Tu ne veux pas mourir ? Pourtant, la mort fait indubitablement partie de la vie. Ah ! Si tu maniais les armes autant que ta langue, Palestine serait, en un rien de temps, libre et libérée.
Cependant, tu as raison de contrer Fatah sur tous les plans, car il aurait dû te donner la chance de disposer de ton droit à l’issue des premières échéances, des dernières élections. À ce moment-là, tu aurais dû troquer ton costume flambant neuf contre une tenue de para et déclarer la guerre à tous les colons, qu’ils soient d’Israël ou tout simplement palestiniens.
Tu fais pitié avec ton esprit zélé qui ne différencie pas entre Palestine, la mère et Gaza, la fille. Au-delà de Gaza, c’est la confrérie à laquelle tu voues un sérieux culte et une profonde idolâtrie qui prend les couleurs de ton mystérieux pays. À chaque goutte de sang versé, tu réclames un port et un aéroport pour faire de la fameuse cité ta propre principauté.
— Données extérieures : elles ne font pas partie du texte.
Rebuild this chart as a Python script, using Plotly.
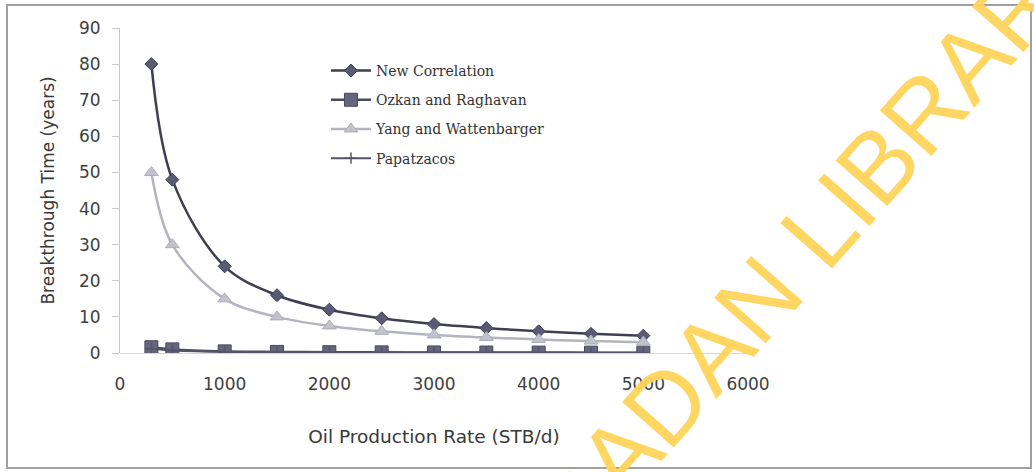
import plotly.graph_objects as go

rates = [300, 500, 1000, 1500, 2000, 2500, 3000, 3500, 4000, 4500, 5000]
new_corr = [80, 48, 24, 16, 12, 9.6, 8, 6.9, 6, 5.3, 4.8]
ozkan = [1.6, 1.0, 0.45, 0.3, 0.22, 0.18, 0.15, 0.13, 0.11, 0.1, 0.09]
yang = [50, 30, 15, 10, 7.5, 6, 5, 4.3, 3.75, 3.3, 3]
papatzacos = [1.2, 0.7, 0.35, 0.23, 0.17, 0.14, 0.12, 0.1, 0.09, 0.08, 0.07]

x_ticks = [0, 1000, 2000, 3000, 4000, 5000, 6000]
y_ticks = [0, 10, 20, 30, 40, 50, 60, 70, 80, 90]

fig = go.Figure()
fig.add_trace(go.Scatter(x=rates, y=new_corr, name="New Correlation", mode="lines+markers",
                         line=dict(color="#3e3e55", width=2.5, shape="spline"),
                         marker=dict(symbol="diamond", size=10, color="#5a5a75",
                                     line=dict(color="#3e3e55", width=1)),
                         legendgroup="a"))
fig.add_trace(go.Scatter(x=rates, y=ozkan, name="Ozkan and Raghavan", mode="lines+markers",
                         line=dict(color="#4a4a5e", width=2.5, shape="spline"),
                         marker=dict(symbol="square", size=13, color="#65657e",
                                     line=dict(color="#4a4a5e", width=1)),
                         legendgroup="b"))
fig.add_trace(go.Scatter(x=rates, y=yang, name="Yang and Wattenbarger", mode="lines+markers",
                         line=dict(color="#b4b4c0", width=2.5, shape="spline"),
                         marker=dict(symbol="triangle-up", size=12, color="#c2c2cc",
                                     line=dict(color="#aeaeba", width=1)),
                         legendgroup="c"))
fig.add_trace(go.Scatter(x=rates, y=papatzacos, name="Papatzacos", mode="lines+markers",
                         line=dict(color="#55556a", width=2, shape="spline"),
                         marker=dict(symbol="cross-thin", size=8,
                                     line=dict(color="#55556a", width=1.5)),
                         legendgroup="d"))

watermark = "UNIVERSITY OF IBADAN LIBRARY"

fig.update_layout(
    width=1034, height=472,
    margin=dict(l=120, r=286, t=28, b=119),
    paper_bgcolor="white", plot_bgcolor="white",
    font=dict(family="DejaVu Sans, sans-serif", color="#404040"),
    showlegend=True,
    legend=dict(x=0.328, y=0.917, xanchor="left", yanchor="top",
                bgcolor="rgba(0,0,0,0)", tracegroupgap=8,
                font=dict(family="DejaVu Serif, serif", size=14, color="#333"),
                itemwidth=40),
    xaxis=dict(range=[0, 6000], tickvals=x_ticks, ticks="", showgrid=False,
               zeroline=False, showline=False, ticklabelstandoff=19,
               tickfont=dict(size=17, color="#404040"),
               title=dict(text="Oil Production Rate (STB/d)", standoff=37,
                          font=dict(size=18.5, color="#383838"))),
    yaxis=dict(range=[0, 90], tickvals=y_ticks, ticks="outside", ticklen=7,
               tickcolor="#c8c8c8", showgrid=False, zeroline=True,
               zerolinecolor="#d8d8d8", zerolinewidth=1, ticklabelstandoff=8,
               showline=True, linecolor="#c8c8c8", linewidth=1,
               tickfont=dict(size=17, color="#404040"),
               title=dict(text="Breakthrough Time (years)", standoff=20,
                          font=dict(size=17, color="#383838"))),
    shapes=[dict(type="rect", xref="paper", yref="paper",
                 x0=(7 - 120) / 628, x1=(1031 - 120) / 628,
                 y0=(353 - 468) / 325, y1=1 + 23 / 325,
                 line=dict(color="#a0a0a0", width=2), layer="below")],
    annotations=[dict(text=watermark, xref="paper", yref="paper",
                      x=(546 - 120) / 628, y=(353 - 539) / 325,
                      xanchor="center", yanchor="middle",
                      showarrow=False, textangle=-48.5,
                      font=dict(family="Liberation Sans, Arial, sans-serif",
                                size=100, color="rgba(255,212,90,0.95)"))],
)

fig.write_html("out.html", post_script="document.body.style.margin='0';",
               config={"displayModeBar": False})
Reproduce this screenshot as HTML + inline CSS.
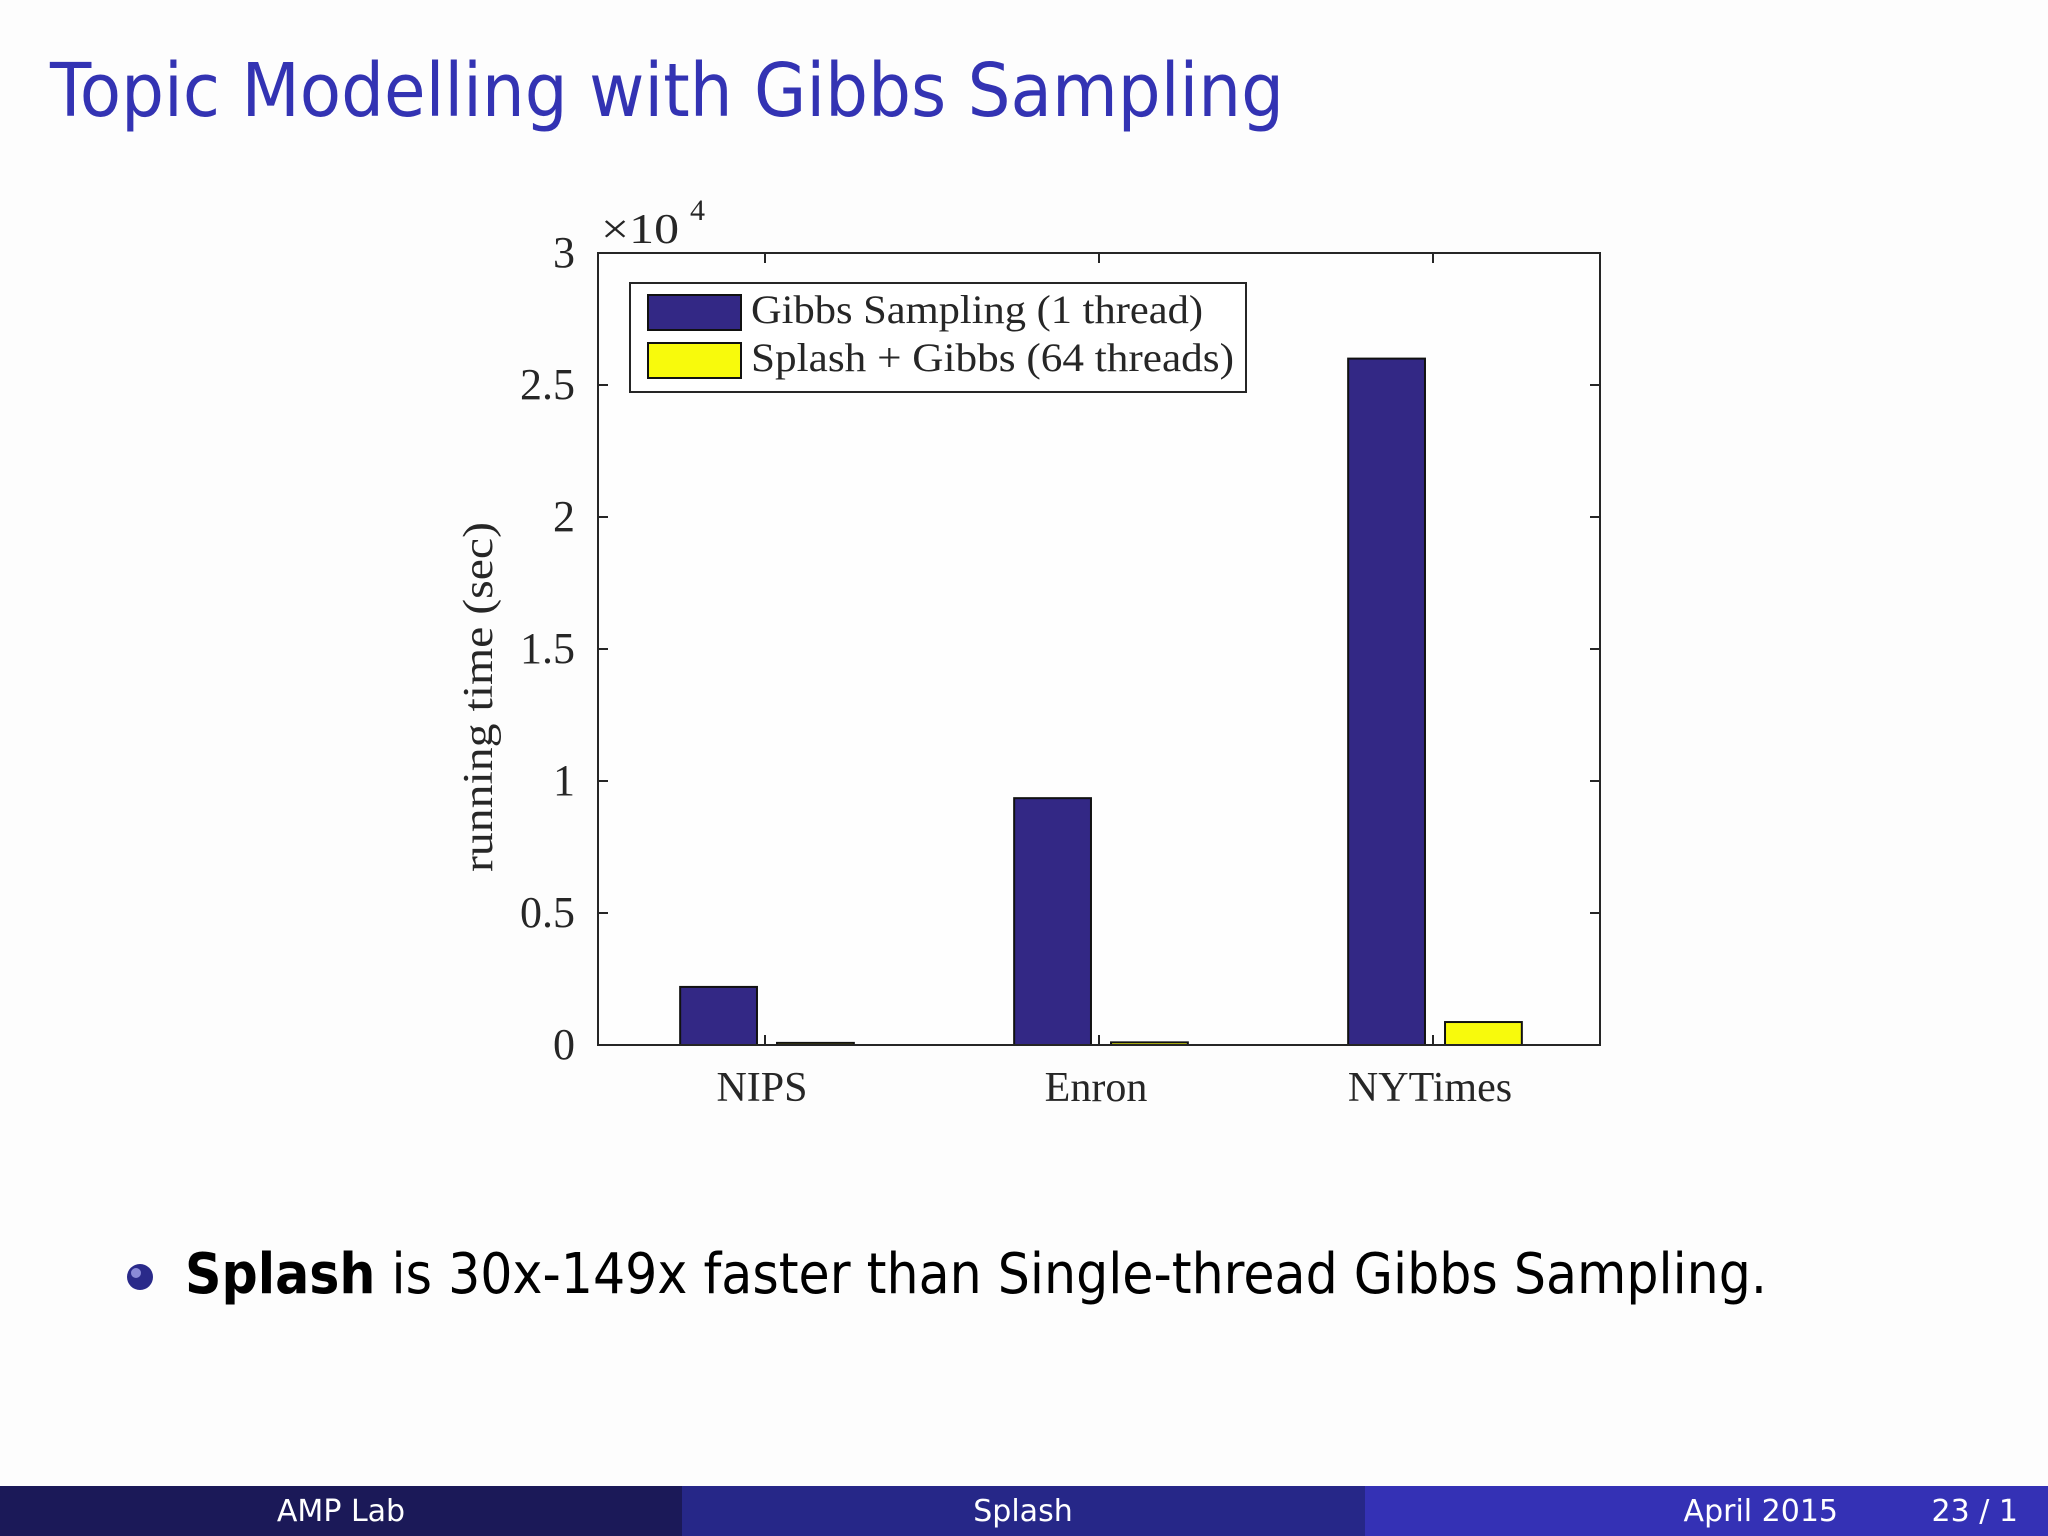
<!DOCTYPE html>
<html><head><meta charset="utf-8"><style>
html,body{margin:0;padding:0;background:#fdfdfd;}
svg{display:block;}
</style></head><body>
<svg id="slide" width="2048" height="1536" viewBox="0 0 2048 1536" xmlns="http://www.w3.org/2000/svg">
<rect x="0" y="0" width="2048" height="1536" fill="#fdfdfd"/>
<text x="50" y="116" font-family="'DejaVu Sans', 'Liberation Sans', sans-serif" font-size="74" fill="#3333b3" textLength="1234" lengthAdjust="spacingAndGlyphs">Topic Modelling with Gibbs Sampling</text>
<g id="chart"></g>
<circle cx="140" cy="1277" r="13" fill="#2a2a8a"/>
<circle cx="136" cy="1273" r="5" fill="#8a8ad8"/>
<text x="185" y="1293" font-family="'DejaVu Sans', 'Liberation Sans', sans-serif" font-size="56" fill="#000" textLength="1582" lengthAdjust="spacingAndGlyphs"><tspan font-weight="bold">Splash</tspan> is 30x-149x faster than Single-thread Gibbs Sampling.</text>
<rect x="0" y="1486" width="682" height="50" fill="#1b1958"/>
<rect x="682" y="1486" width="683" height="50" fill="#262788"/>
<rect x="1365" y="1486" width="683" height="50" fill="#3431b5"/>
<g font-family="'DejaVu Sans', 'Liberation Sans', sans-serif" font-size="30" fill="#fff">
<text x="341" y="1521" text-anchor="middle">AMP Lab</text>
<text x="1023" y="1521" text-anchor="middle">Splash</text>
<text x="1838" y="1521" text-anchor="end">April 2015</text>
<text x="2018" y="1521" text-anchor="end">23 / 1</text>
</g>
</svg>
<script>
const categories = ["NIPS", "Enron", "NYTimes"];
const gibbsValues = [2200, 9350, 26000];
const splashValues = [80, 100, 870];
const yTicks = [0, 5000, 10000, 15000, 20000, 25000, 30000];
const yTickLabels = ["0", "0.5", "1", "1.5", "2", "2.5", "3"];
const seriesNames = ["Gibbs Sampling (1 thread)", "Splash + Gibbs (64 threads)"];

const NS = "http://www.w3.org/2000/svg";
const g = document.getElementById("chart");
const L = 598, R = 1600, T = 253, B = 1045;
const yMax = 30000;
function y(v){ return B - v / yMax * (B - T); }
function x(c){ return L + (c + 0.5) / categories.length * (R - L); }
const catW = (R - L) / categories.length;
function mk(tag, attrs){ const e = document.createElementNS(NS, tag); for (const k in attrs) e.setAttribute(k, attrs[k]); g.appendChild(e); return e; }
const serif = "'Liberation Serif', 'DejaVu Serif', serif";

let a = mk("rect", {x: L, y: T, width: R - L, height: B - T, fill: "#fefefe", stroke: "#262626", "stroke-width": 2});



yTicks.forEach((v, i) => {
  const yy = y(v);
  let t1 = mk("line", {x1: L, x2: L + 10, y1: yy, y2: yy, stroke: "#262626", "stroke-width": 2});
  
  
  let t2 = mk("line", {x1: R, x2: R - 10, y1: yy, y2: yy, stroke: "#262626", "stroke-width": 2});
  
  
  let lb = mk("text", {x: 575, y: yy + 14, "text-anchor": "end", "font-family": serif, "font-size": 44, fill: "#262626"});
  lb.textContent = yTickLabels[i];
  
  
});

const barW = catW * 0.23, off = catW * 0.145;
categories.forEach((c, i) => {
  const cx = x(i);
  let tb = mk("line", {x1: cx, x2: cx, y1: B, y2: B - 10, stroke: "#262626", "stroke-width": 2});
  
  
  let tt = mk("line", {x1: cx, x2: cx, y1: T, y2: T + 10, stroke: "#262626", "stroke-width": 2});
  
  
  let b1 = mk("rect", {x: cx - off - barW / 2 + 2, y: y(gibbsValues[i]), width: barW, height: B - y(gibbsValues[i]), fill: "#332885", stroke: "#111", "stroke-width": 2});
  
  
  let b2 = mk("rect", {x: cx + off - barW / 2 + 2, y: y(splashValues[i]), width: barW, height: B - y(splashValues[i]), fill: "#f8fa0c", stroke: "#111", "stroke-width": 2});
  
  
  let lb = mk("text", {x: cx - 3, y: 1101, "text-anchor": "middle", "font-family": serif, "font-size": 42, fill: "#262626"});
  lb.textContent = c;
  
  
});

let bl = mk("line", {x1: L, x2: R, y1: B, y2: B, stroke: "#262626", "stroke-width": 2});



let ex = mk("text", {x: 601, y: 243, "font-family": serif, "font-size": 42, fill: "#262626", textLength: 78, lengthAdjust: "spacingAndGlyphs"});
ex.textContent = "×10";


let ex2 = mk("text", {x: 690, y: 220, "font-family": serif, "font-size": 30, fill: "#262626"});
ex2.textContent = "4";



let yl = mk("text", {x: 0, y: 0, transform: "translate(492,697) rotate(-90)", "text-anchor": "middle", "font-family": serif, "font-size": 42, fill: "#262626", textLength: 350, lengthAdjust: "spacingAndGlyphs"});
yl.textContent = "running time (sec)";



let lg = mk("rect", {x: 630, y: 283, width: 616, height: 109, fill: "#fff", stroke: "#262626", "stroke-width": 2});


const swatchColors = ["#332885", "#f8fa0c"];
const legendLens = [452, 483];
seriesNames.forEach((s, i) => {
  let sw = mk("rect", {x: 648, y: 295 + i * 48, width: 93, height: 35, fill: swatchColors[i], stroke: "#111", "stroke-width": 2});
  
  
  let tx = mk("text", {x: 751, y: 323 + i * 48, "font-family": serif, "font-size": 40, fill: "#262626", textLength: legendLens[i], lengthAdjust: "spacingAndGlyphs"});
  tx.textContent = s;
  
  
});
</script>
</body></html>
Es-tu si aveugle pour revendiquer un corridor, un passage pour relier Gaza à la Cisjordanie ?
Enfin, c’est comme ça que l’on conçoit l’embryon de la nouvelle Palestine dans un premier temps !
Toutefois, ni toi ni Fatah n’avez envisagé une telle option pour la simple raison que vous ne voyez pas plus loin que le bout de vos passions. Par tes agissements irrationnels, tu as fait trop de mal à la révolution. Tu n’as pas su garder une distance de sécurité vis-à-vis des principaux pays arabes dans ta sphère directe d’influence. Ta médiocrité politique t’a joué un coup des plus téméraires en t’obligeant à prendre parti du mauvais côté de la barricade. Dans ton incapacité de discernement, tu as d’abord renié la Syrie qui t’a offert gîte, pain, armes et identité.
Peut-on, en un rien de temps, ne pas reconnaître ses idées et renoncer à ses convictions ?
Ensuite, obnubilé par la folie des grandeurs et l’excès de zèle que suscite l’esprit d’une certaine confrérie, tu t’alignes sur un Égyptien élu président et aussitôt déchu sans jamais réaliser l’horrible marchandage. Malheureusement, la cause palestinienne ne s’en sort nullement indemne d’un tel magouillage. Du plomb dans les ailes, elle est sauvée in extremis par la frénésie démentielle d’Israël.